An image comparing NCVO’s use of digital tech and tools in 1998 to 2018
An image showing NCVO’s first website in 1998 and NCVO’s many websites in 2018

During these 20 years, our membership has increased from 800 to 13,000, but the size of our staff team has remained the same.

So now the vision:

We want to support more people in more organisations. And we want to do this without increasing our cost base.

Why not double our membership in the next ten years?

Graphs showing the growth in NCVO’s membership, and the stable size of NCVO’s staff team

Onto the challenges that were blocking the vision. There were two main messages I wanted to get across.

  1. Our users don’t know about the breadth of what NCVO offers and aren’t finding the content or services that they need.
  2. Staff spend many hundreds of hours each month on manual processes that we struggle to automate with our existing set up.
These pictures of Hollie, then a membership assistant at NCVO, helped communicate the very real impact of our technology on our staff.

And onto the solution.

We need to build self-serve digital services that allow people to find, purchase and use NCVO resources with an almost friction free process.

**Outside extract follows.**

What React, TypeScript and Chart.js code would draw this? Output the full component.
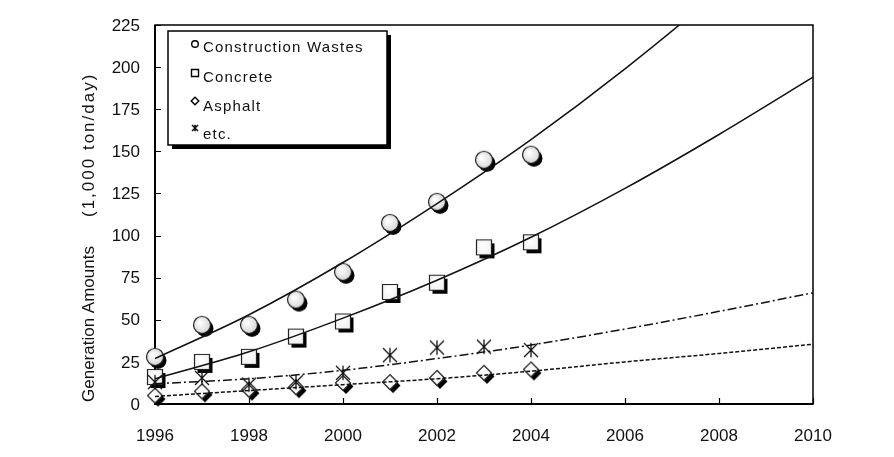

We need to make some fundamental changes to our technology. We need to create a leaner system that allows us to scale our impact in a sustainable way.

We need to change the architecture of our technology — the tasks that individual digital services perform, how they work together in an efficient and secure way, and the specific coding languages and framework that they are built on.

To make the point that this was radical and brave, not tinkering around the edges, I used the term Revolution not evolution’, quoting Martha-Lane Fox’s 2010 recommendations to government following her strategic review of Directgov commissioned by Francis Maude, which led to the establishment of GDS.

I then referred them to the document for an outline of the investment we were seeking, and took questions and comments.

The business case was approved, and the feedback was very positive.